Forgiveness is not dependent on repentance, an apology, or the person’s motivations when they did it.
I have a very close friend who once hurt another dear friend of mine and wasn’t able or ready at the time to see and acknowledge the hurt that she’d caused. Years later, she emailed the friend she had hurt and apologised for what she had done. The response she got back was both gracious and powerful: Thank you for your apology. I have long since forgiven you for how you hurt me.
I love that story, because the friend who had been hurt demonstrated to me how forgiveness is an option on the table for anyone, regardless of the way the person who hurt you chooses to play it. I think she showed such dignity in forgiving, healing, and moving on with her story, not needing to wait for an apology that hadn’t yet come. When the apology eventually came, she had already moved on. She was able to hear the words, accept them, acknowledge the hurt and tell the friend that she had long since released her from the negative part she had played in her life.

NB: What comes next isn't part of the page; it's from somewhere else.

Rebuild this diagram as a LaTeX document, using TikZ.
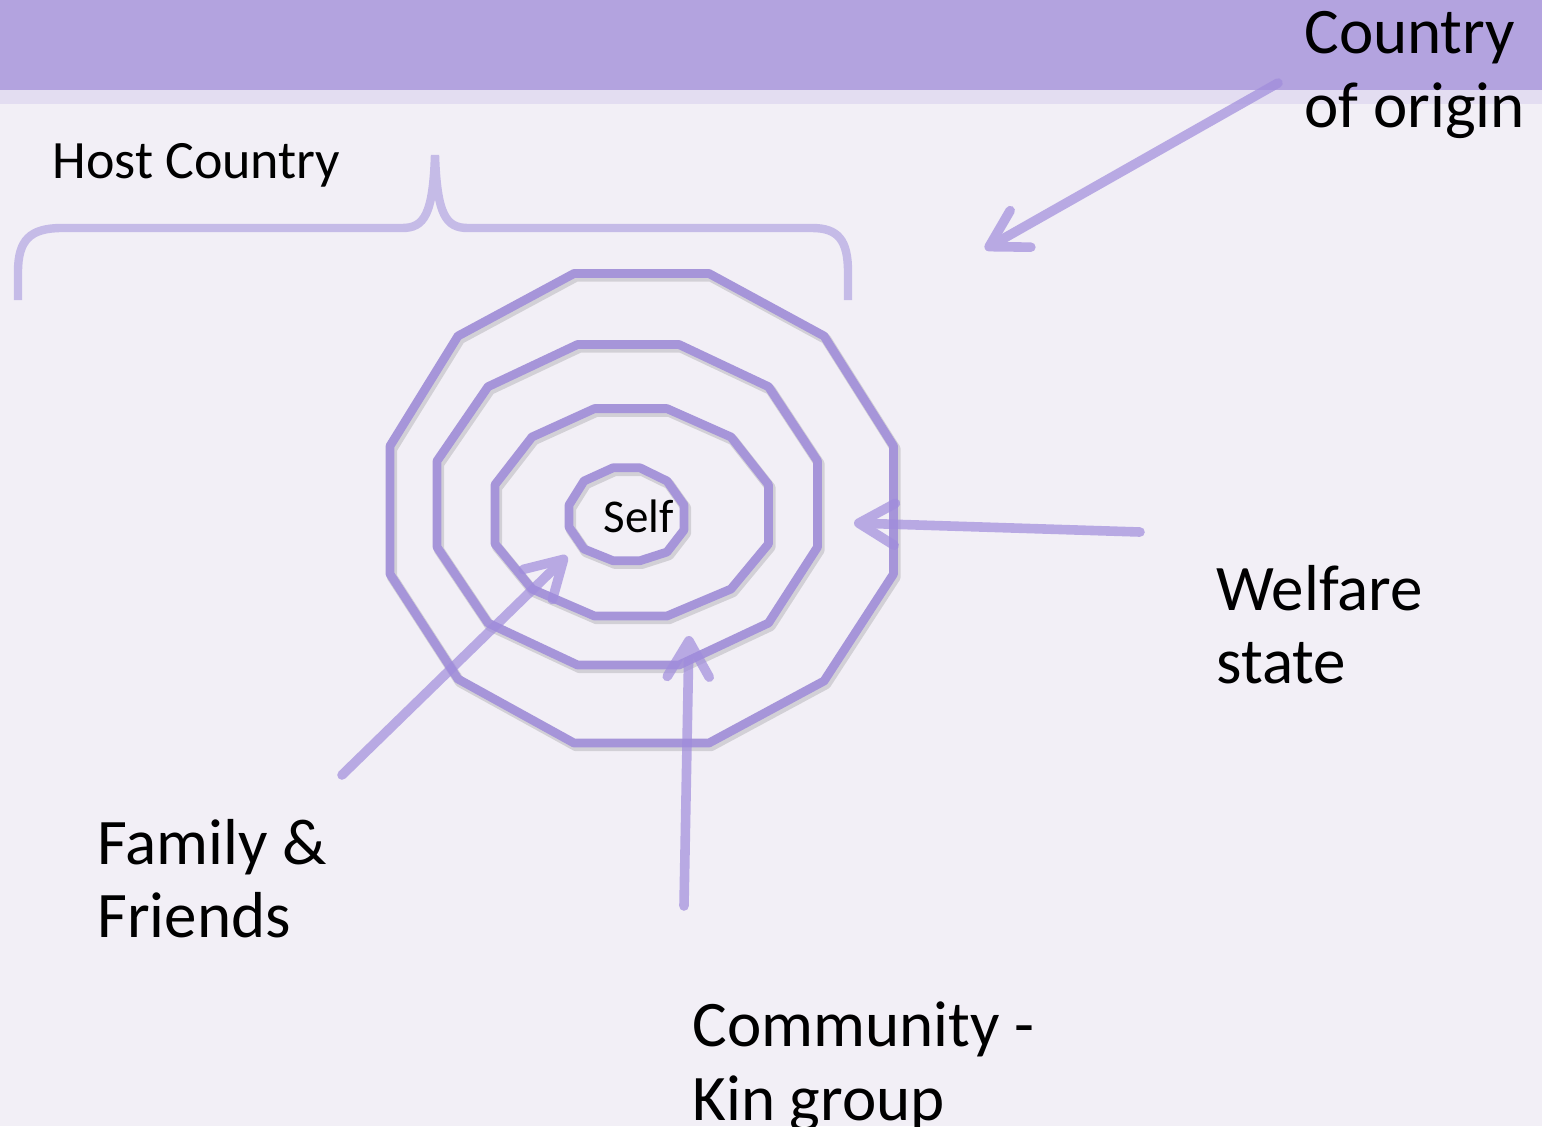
\documentclass[tikz,border=0pt]{standalone}
\usepackage{fontspec}
\setmainfont{Carlito}
\usetikzlibrary{arrows.meta}
\definecolor{bgc}{RGB}{242,239,246}
\definecolor{bandc}{RGB}{179,163,223}
\definecolor{bandlightc}{RGB}{227,221,241}
\definecolor{ringc}{RGB}{166,149,217}
\definecolor{arrowc}{RGB}{160,140,220}
\definecolor{bracec}{RGB}{197,187,231}
\begin{document}
\begin{tikzpicture}[x=0.5pt,y=-0.5pt,
  ringline/.style={draw=ringc, line width=4.4pt, line join=round},
  ringshadow/.style={draw=black, draw opacity=0.13, line width=5.2pt, line join=round},
  conn/.style={draw=arrowc, line width=4.8pt, line cap=round,
    -{Straight Barb[length=18pt,width=21pt,round]}},
  connwrap/.style={transparency group, opacity=0.7},
  bracestyle/.style={draw=bracec, line width=4.2pt},
  bigtxt/.style={anchor=base west, inner sep=0pt, align=left, font=\fontsize{32.5}{36.5}\selectfont},
]
\useasboundingbox (0,0) rectangle (1542,1126);
% background
\fill[bgc] (0,0) rectangle (1542,1126);
\fill[bandc] (0,0) rectangle (1542,90);
\fill[bandlightc] (0,90) rectangle (1542,104);

% brace
\draw[bracestyle] (18,300) -- (18,272) .. controls (18,240) and (30,228) .. (62,228)
  -- (402,228) .. controls (424,228) and (433,215) .. (435,155)
  .. controls (437,215) and (446,228) .. (468,228)
  -- (812,228) .. controls (838,228) and (848,240) .. (848,272) -- (848,300);

% rings (shadows)
\begin{scope}[shift={(2,3)}]
\draw[ringshadow] (574,273.5) -- (709,273.5) -- (824,336) -- (893.5,446) -- (893.5,574) -- (824,681)
  -- (709,743) -- (574,743) -- (458,679) -- (390,574) -- (390,446) -- (458,336) -- cycle;
\draw[ringshadow] (577.6,344.5) -- (679,344.5) -- (768.5,386.7) -- (817.5,461) -- (817.5,547) -- (768.5,623)
  -- (679,665) -- (577.6,665) -- (488,623) -- (437,547) -- (437,461) -- (488,386.7) -- cycle;
\draw[ringshadow] (594.5,408.6) -- (667,408.6) -- (731,437) -- (768.5,484.7) -- (768.5,543.8) -- (731,589)
  -- (667,616) -- (594.5,616) -- (532,589) -- (495,543.8) -- (495,484.7) -- (532,437) -- cycle;
\draw[ringshadow] (613,467.8) -- (640,467.8) -- (667,481) -- (684,505) -- (684,530) -- (667,552)
  -- (640,560.7) -- (613,560.7) -- (584,549) -- (569,527) -- (569,505) -- (584,481) -- cycle;
\end{scope}
% rings
\draw[ringline] (574,273.5) -- (709,273.5) -- (824,336) -- (893.5,446) -- (893.5,574) -- (824,681)
  -- (709,743) -- (574,743) -- (458,679) -- (390,574) -- (390,446) -- (458,336) -- cycle;
\draw[ringline] (577.6,344.5) -- (679,344.5) -- (768.5,386.7) -- (817.5,461) -- (817.5,547) -- (768.5,623)
  -- (679,665) -- (577.6,665) -- (488,623) -- (437,547) -- (437,461) -- (488,386.7) -- cycle;
\draw[ringline] (594.5,408.6) -- (667,408.6) -- (731,437) -- (768.5,484.7) -- (768.5,543.8) -- (731,589)
  -- (667,616) -- (594.5,616) -- (532,589) -- (495,543.8) -- (495,484.7) -- (532,437) -- cycle;
\draw[ringline] (613,467.8) -- (640,467.8) -- (667,481) -- (684,505) -- (684,530) -- (667,552)
  -- (640,560.7) -- (613,560.7) -- (584,549) -- (569,527) -- (569,505) -- (584,481) -- cycle;

% texts (multi-line nodes: base = last line's baseline)
\node[anchor=base, inner sep=0pt, font=\fontsize{23.5}{28}\selectfont] (self) at (638.5,532) {Self};
\node[anchor=base west, inner sep=0pt, font=\fontsize{27}{32}\selectfont] (host) at (52,178) {Host Country};
\node[bigtxt, font=\fontsize{32.5}{37}\selectfont] (origin) at (1304,127) {Country\\of origin};
\node[bigtxt] (welfare) at (1216,683) {Welfare\\state};
\node[bigtxt] (family) at (97,937) {Family \&\\Friends};
\node[bigtxt, font=\fontsize{32.5}{37}\selectfont] (community) at (692,1120) {Community -\\Kin group};

% connector ends
\coordinate (originTail) at (1278,83);
\coordinate (originTip) at (985,249);
\coordinate (welfareTail) at (1140,532);
\coordinate (welfareTip) at (854,523);
\coordinate (familyTail) at (342,775);
\coordinate (familyTip) at (567,556);
\coordinate (communityTail) at (684,906);
\coordinate (communityTip) at (689,636);

\begin{scope}[connwrap]\draw[conn] (originTail) -- (originTip);\end{scope}
\begin{scope}[connwrap]\draw[conn] (welfareTail) -- (welfareTip);\end{scope}
\begin{scope}[connwrap]\draw[conn] (familyTail) -- (familyTip);\end{scope}
\begin{scope}[connwrap]\draw[conn] (communityTail) -- (communityTip);\end{scope}
\end{tikzpicture}
\end{document}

Sometimes we need to forgive people who are unrepentant, who continue to hurt us, who believe they were right, or who we are not in touch with any more. Sometimes we need to forgive people who are dead.
Thankfully, forgiveness is not dependent on the other person. It is, I believe, a choice that dignified, self-respecting, powerful people make for themselves, regardless of the other person’s position, to release themselves from the hurt they have experienced at the hands of another and to move a step forward on the journey of healing.
This post has been all about what forgiveness isn’t. Stay tuned for the third and final post on forgiveness in this mini-series: What Forgiveness Is and How To Do It.
- “Whose mess is it?” is one of those simple but powerful questions that Danny Silk’s work helped me get my head round.
** This is one of those fictional examples I mention in About Wylde & Free. Our neighbours are great.